¡Uy, mirá, son iguales! La condición arquitectónica de edificios gemelos, entre nosotros nunca fue del todo bien vista. Verlos causaba una sensación parecida a la de ver dos niños igual vestidos. Mezcla de rareza y aburrimiento. Pobrecitos, uno se decía. Atados a la imaginación fatal de sus padres. Por aquí, la condición posee antigua data, y se originaba más por pragmatismo y economía de medios que por estética edilicia o búsquedas formales y, naturalmente, más por imposición de los comitentes –sean éstos propietarios o funcionarios– que por gusto de los profesionales. Se ha hecho uso y abuso del término gemelos y se ha incurrido en repetidos errores. Se ha hecho pasar por gemelos a edificios mellizos o bien a simples parientes. E incluso lejanos. No señor, para ser gemelos deben ser idénticos y, en lo posible, a una distancia que haga visible la réplica. Por ejemplo, es erróneo decir que el Palacio Barolo de Avenida de Mayo tiene su gemelo en el Palacio Salvo de Montevideo.
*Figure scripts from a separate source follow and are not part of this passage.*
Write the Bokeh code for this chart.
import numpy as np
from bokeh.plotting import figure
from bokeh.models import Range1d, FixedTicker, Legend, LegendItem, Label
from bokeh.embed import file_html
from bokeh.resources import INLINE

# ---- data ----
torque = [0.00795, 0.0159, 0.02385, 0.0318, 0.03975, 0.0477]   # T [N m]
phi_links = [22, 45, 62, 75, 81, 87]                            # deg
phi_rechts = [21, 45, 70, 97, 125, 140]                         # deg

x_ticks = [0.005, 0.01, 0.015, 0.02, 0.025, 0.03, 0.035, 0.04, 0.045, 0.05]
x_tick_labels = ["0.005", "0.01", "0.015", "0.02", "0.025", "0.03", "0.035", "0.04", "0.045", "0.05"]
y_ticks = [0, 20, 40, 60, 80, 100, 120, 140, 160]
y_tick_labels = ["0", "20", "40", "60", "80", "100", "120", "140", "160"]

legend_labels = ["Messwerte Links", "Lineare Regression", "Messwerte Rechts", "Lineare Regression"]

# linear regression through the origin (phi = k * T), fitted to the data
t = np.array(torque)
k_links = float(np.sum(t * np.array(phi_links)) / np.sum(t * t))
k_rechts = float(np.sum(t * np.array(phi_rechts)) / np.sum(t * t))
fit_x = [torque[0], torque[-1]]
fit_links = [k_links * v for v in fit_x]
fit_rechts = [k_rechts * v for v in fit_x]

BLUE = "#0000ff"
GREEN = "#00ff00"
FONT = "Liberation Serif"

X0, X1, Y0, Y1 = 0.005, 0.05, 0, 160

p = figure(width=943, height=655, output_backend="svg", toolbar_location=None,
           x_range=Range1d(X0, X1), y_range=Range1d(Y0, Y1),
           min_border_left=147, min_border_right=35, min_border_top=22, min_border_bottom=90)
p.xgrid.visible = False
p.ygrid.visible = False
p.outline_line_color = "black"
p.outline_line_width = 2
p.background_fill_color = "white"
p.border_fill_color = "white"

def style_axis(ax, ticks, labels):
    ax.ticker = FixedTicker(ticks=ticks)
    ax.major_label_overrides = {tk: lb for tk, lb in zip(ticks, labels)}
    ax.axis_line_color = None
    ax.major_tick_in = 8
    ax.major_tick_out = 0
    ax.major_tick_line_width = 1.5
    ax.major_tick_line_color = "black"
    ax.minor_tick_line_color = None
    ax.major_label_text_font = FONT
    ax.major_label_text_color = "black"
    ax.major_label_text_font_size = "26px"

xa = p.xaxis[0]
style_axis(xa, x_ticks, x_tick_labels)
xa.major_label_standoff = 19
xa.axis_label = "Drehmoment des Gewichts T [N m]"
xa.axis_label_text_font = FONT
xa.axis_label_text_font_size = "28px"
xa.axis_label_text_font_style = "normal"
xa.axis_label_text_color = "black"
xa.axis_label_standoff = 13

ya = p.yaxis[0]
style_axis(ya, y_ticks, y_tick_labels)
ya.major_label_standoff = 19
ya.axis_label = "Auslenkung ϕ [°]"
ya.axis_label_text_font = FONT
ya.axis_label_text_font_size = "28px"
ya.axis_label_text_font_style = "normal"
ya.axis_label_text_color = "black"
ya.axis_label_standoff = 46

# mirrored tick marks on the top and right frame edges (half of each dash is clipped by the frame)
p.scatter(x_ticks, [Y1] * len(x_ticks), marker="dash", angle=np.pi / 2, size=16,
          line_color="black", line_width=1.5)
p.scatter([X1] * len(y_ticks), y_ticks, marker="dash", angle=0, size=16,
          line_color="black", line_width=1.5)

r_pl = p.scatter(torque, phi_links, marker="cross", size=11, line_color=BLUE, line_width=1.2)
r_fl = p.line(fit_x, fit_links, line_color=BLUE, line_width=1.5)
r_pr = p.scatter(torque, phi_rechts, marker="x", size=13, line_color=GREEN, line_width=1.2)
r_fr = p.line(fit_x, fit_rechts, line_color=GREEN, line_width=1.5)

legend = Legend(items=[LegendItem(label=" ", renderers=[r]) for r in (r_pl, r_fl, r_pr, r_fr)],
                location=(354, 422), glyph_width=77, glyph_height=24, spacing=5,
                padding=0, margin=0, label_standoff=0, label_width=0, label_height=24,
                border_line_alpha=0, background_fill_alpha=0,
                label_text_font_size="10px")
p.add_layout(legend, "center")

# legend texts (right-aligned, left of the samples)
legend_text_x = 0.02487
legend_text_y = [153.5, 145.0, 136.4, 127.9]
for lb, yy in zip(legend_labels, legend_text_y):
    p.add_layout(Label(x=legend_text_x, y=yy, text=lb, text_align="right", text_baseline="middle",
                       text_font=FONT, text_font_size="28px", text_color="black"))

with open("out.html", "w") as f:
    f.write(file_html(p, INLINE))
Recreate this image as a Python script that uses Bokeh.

Ambas creaciones de nuestro admirado Palanti poseen inocultables semejanzas estilísticas, pero son casi mellizos y gracias. No abundaré sobre la teoría de la gemelaridad porque sobre el tema existen tratados –mayormente franceses y decimonónicos– donde el lector podrá abrevar (Traité sur l’architecture double et autres bizarreries, París, 1891).